4 - 5 baking potatoes
2 cups water
1 quart milk
1/2 cup celery
1/4 cup butter
1/2 cup sour cream
1/3 cup bacon, cooked and crumbled
1/3 cup green onion, chopped
2 cup sharp cheddar cheese, shredded
1 Tbsp. fresh parsley or dill, chopped
Salt and pepper to taste

Place potatoes in the oven and cook for about 1 hour at 350 degrees. Meanwhile heat water in a large saucepan and add chopped celery to the water and simmer until celery is tender. When potatoes are fully cooked, slice down the center and scoop the pulp out of each potato and add to celery and water. Add milk. butter, sour cream, bacon, green onions, 1 cup of the cheddar cheese, parsley or dill and salt and pepper. Allow mixture to simmer over low-medium heat until it thickens. Serve hot with cheddar cheese sprinkled on top.
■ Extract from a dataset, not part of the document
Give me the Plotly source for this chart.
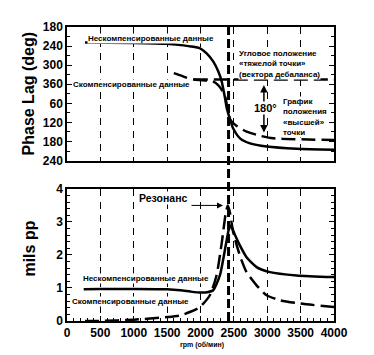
import plotly.graph_objects as go

# ---- data ----
phase_uncomp_rpm = [270, 1000, 1500, 1700, 1850, 1993, 2092, 2192, 2267, 2317, 2367, 2392, 2442, 2492, 2592, 2742, 2992, 3441, 4000]
phase_uncomp_deg = [229, 230, 233, 237, 241, 247, 263, 289, 320, 351, 403, 434, 470, 500, 530, 546, 556, 563, 566]

phase_comp_rpm = [1600, 1700, 1800, 1900, 2000, 2100, 2190, 2260, 2320, 2370, 2400, 2442, 2542, 2692, 2892, 3092, 4000]
phase_comp_deg = [325, 332, 340, 345, 347, 349, 352, 362, 378, 400, 430, 470, 491, 509, 522, 530, 535]

heavy_spot_rpm = [1900, 4000]
heavy_spot_deg = [345, 345]

amp_uncomp_rpm = [250, 500, 1000, 1500, 1700, 1850, 2000, 2100, 2190, 2290, 2370, 2420, 2450, 2520, 2590, 2690, 2840, 3040, 3440, 4000]
amp_uncomp_mils = [0.96, 0.97, 0.97, 0.96, 0.93, 0.89, 0.86, 0.87, 0.93, 1.38, 2.2, 2.74, 2.89, 2.59, 2.29, 1.93, 1.63, 1.48, 1.38, 1.33]

amp_comp_rpm = [270, 500, 1000, 1500, 1700, 1850, 1990, 2140, 2240, 2320, 2380, 2410, 2440, 2490, 2590, 2690, 2840, 2990, 3190, 3490, 4000]
amp_comp_mils = [0.0, 0.0, 0.04, 0.12, 0.17, 0.28, 0.42, 0.78, 1.38, 2.39, 3.29, 3.5, 3.29, 2.69, 1.98, 1.48, 1.08, 0.78, 0.63, 0.53, 0.42]

resonance_rpm = 2420

x_ticks = [0, 500, 1000, 1500, 2000, 2500, 3000, 3500, 4000]
phase_tickvals = [180, 240, 300, 360, 420, 480, 540, 600]
phase_ticktext = ["180", "240", "300", "360", "60", "120", "180", "240"]
amp_tickvals = [0, 1, 2, 3, 4]

FONT = "Liberation Sans"
DASH = "14px,6px"

fig = go.Figure()

# top: phase
fig.add_trace(go.Scatter(x=phase_uncomp_rpm, y=phase_uncomp_deg, mode="lines",
                         line=dict(color="black", width=2.5, shape="spline", smoothing=0.6),
                         xaxis="x", yaxis="y", showlegend=False))
fig.add_trace(go.Scatter(x=phase_comp_rpm, y=phase_comp_deg, mode="lines",
                         line=dict(color="black", width=2.5, dash=DASH, shape="spline", smoothing=0.6),
                         xaxis="x", yaxis="y", showlegend=False))
fig.add_trace(go.Scatter(x=heavy_spot_rpm, y=heavy_spot_deg, mode="lines",
                         line=dict(color="black", width=2.5, dash=DASH),
                         xaxis="x", yaxis="y", showlegend=False))

# bottom: amplitude
fig.add_trace(go.Scatter(x=amp_uncomp_rpm, y=amp_uncomp_mils, mode="lines",
                         line=dict(color="black", width=2.5, shape="spline", smoothing=0.6),
                         xaxis="x2", yaxis="y2", showlegend=False))
fig.add_trace(go.Scatter(x=amp_comp_rpm, y=amp_comp_mils, mode="lines",
                         line=dict(color="black", width=2.5, dash=DASH, shape="spline", smoothing=0.6),
                         xaxis="x2", yaxis="y2", showlegend=False))

axis_common = dict(showline=True, linecolor="black", linewidth=1.5, mirror="allticks",
                   ticks="inside", tickcolor="black", ticklen=5, tickwidth=1,
                   zeroline=False,
                   tickfont=dict(family=FONT, size=12, color="black", weight="bold"))

xgrid = dict(showgrid=True, gridcolor="black", gridwidth=1, griddash="7px,6px")

# page body has an 8px default margin, so the figure is sized/margined to compensate
fig.update_layout(
    width=366, height=347,
    margin=dict(l=59, r=40, t=17, b=34),
    paper_bgcolor="white", plot_bgcolor="white",
    xaxis=dict(domain=[0, 1], range=[0, 4000], anchor="y", tickvals=x_ticks,
               showticklabels=False, showline=True, linecolor="black", linewidth=1.5,
               mirror=True, ticks="", zeroline=False, **xgrid),
    yaxis=dict(domain=[0.5456, 1], range=[600, 180], anchor="x",
               tickvals=phase_tickvals, ticktext=phase_ticktext, showgrid=False,
               minor=dict(dtick=30, tick0=180, ticks="inside", ticklen=3, tickcolor="black"),
               **axis_common),
    xaxis2=dict(domain=[0, 1], range=[0, 4000], anchor="y2", tickvals=x_ticks,
                minor=dict(dtick=100, ticks="inside", ticklen=3, tickcolor="black"),
                showline=True, linecolor="black", linewidth=1.5, mirror=True,
                ticks="inside", tickcolor="black", ticklen=5, zeroline=False,
                tickfont=dict(family=FONT, size=12, color="black", weight="bold"),
                **xgrid),
    yaxis2=dict(domain=[0, 0.4493], range=[0, 4], anchor="x2",
                tickvals=amp_tickvals, showgrid=False,
                minor=dict(dtick=0.2, ticks="inside", ticklen=3, tickcolor="black"),
                **axis_common),
)

# resonance line across both plots
fig.add_shape(type="line", xref="x", yref="paper", x0=resonance_rpm, x1=resonance_rpm,
              y0=0, y1=1.01, line=dict(color="black", width=3, dash="9px,4px"), layer="above")

def txt(text, x, y, xref, yref, size=8, xanchor="center", align="center", bg="white"):
    fig.add_annotation(text=text, x=x, y=y, xref=xref, yref=yref, showarrow=False,
                       font=dict(family=FONT, size=size, color="black", weight="bold"),
                       xanchor=xanchor, yanchor="middle", align=align, bgcolor=bg, borderpad=0)

# top annotations
txt("Нескомпенсированные данные", 1258, 216, "x", "y")
txt("Скомпенсированные данные", 959, 360, "x", "y")
txt("Угловое положение<br>«тяжелой точки»<br>(вектора дебаланса)", 2562, 295, "x", "y",
    xanchor="left", align="left")
txt("График<br>положения<br>«высшей»<br>точки", 3221, 463, "x", "y", xanchor="left", align="left")

fig.add_annotation(x=2950, y=512, ax=2950, ay=358, xref="x", yref="y", axref="x", ayref="y",
                   text="", showarrow=True, arrowhead=2, startarrowhead=2, arrowside="end+start",
                   arrowwidth=1.5, arrowsize=1, arrowcolor="black")
txt("180°", 2981, 434, "x", "y", size=11)

# bottom annotations
txt("Резонанс", 1438, 3.72, "x2", "y2", size=10.5)
fig.add_annotation(x=2337, y=3.5, ax=1843, ay=3.5, xref="x2", yref="y2", axref="x2", ayref="y2",
                   text="", showarrow=True, arrowhead=2, arrowwidth=1, arrowsize=1.2, arrowcolor="black")
txt("Нескомпенсированные данные", 1183, 1.29, "x2", "y2")
txt("Скомпенсированные данные", 951, 0.595, "x2", "y2")

# axis titles
title_font = dict(family=FONT, size=16, color="black", weight="bold")
fig.add_annotation(text="Phase Lag (deg)", x=-0.146, y=0.774, xref="paper", yref="paper",
                   showarrow=False, textangle=-90, xanchor="center", yanchor="middle",
                   font=title_font)
fig.add_annotation(text="mils pp", x=-0.142, y=0.2466, xref="paper", yref="paper",
                   showarrow=False, textangle=-90, xanchor="center", yanchor="middle",
                   font=title_font)
fig.add_annotation(text="rpm (об/мин)", x=0.506, y=-0.081, xref="paper", yref="paper",
                   showarrow=False, xanchor="center", yanchor="middle",
                   font=dict(family=FONT, size=7, color="black", weight="bold"))

fig.write_html("out.html")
You may also add chives (from the top of the green onions), bacon pieces and sour cream.

Beef Brisket

3 lb brisket
3 oz frozen Lemonade concentrate mix
1 package Onion Soup Mix
1 bottle Heinz Chili Sauce or your preference
1 package fresh mushrooms

Place brisket and mushrooms in heavy duty foil. Mix the rest of the ingredients and pour over the meat & shrooms. Seal foil COMPLETELY and put in baking dish. Place in cold oven. Turn temperature to 300 degrees. Cook at least 3-4 hours. Remove meat, slice, and return to sauce in oven for 30 minutes. Serve over egg noodles. This recipe from Lisa, visit her home page Home Biz Affliates

Buttermilk Pound Cake

2 cups flour
1/4 tsp. baking soda
1/2 tsp. salt
1/2 pound butter
2 cups sugar
4 egg yolks
2/3 cup buttermilk
1 and 1/2 tsp. lemon extract
4 egg whites

Preheat oven to 350 degrees. Mix flour, baking soda and salt together in a bowl and set aside. Cream together butter and sugar in another bowl. Beat in the egg yolks one at a time. Add 1/2 cup of the flour mixture and, when well mixed, beat in 3 Tbsp. of the buttermilk. Repeat until flour and buttermilk are used up, beating well after each addition. Stir the lemon extract into the batter. In a separate bowl, beat the egg whites until they form stiff peaks. Gently but thoroughly combine the egg whites with the batter. Pour batter into a well-greased 10-inch tube cake pan. Bake in 350-degree oven for about one hour or until a knife inserted into the cake comes out clean. Let the cake cool in the pan for about 5 minutes and then turn it upside down on a serving platter or rack and gently lift up the pan to free the cake. You can sprinkle Confectioner’s sugar on the cake if you like.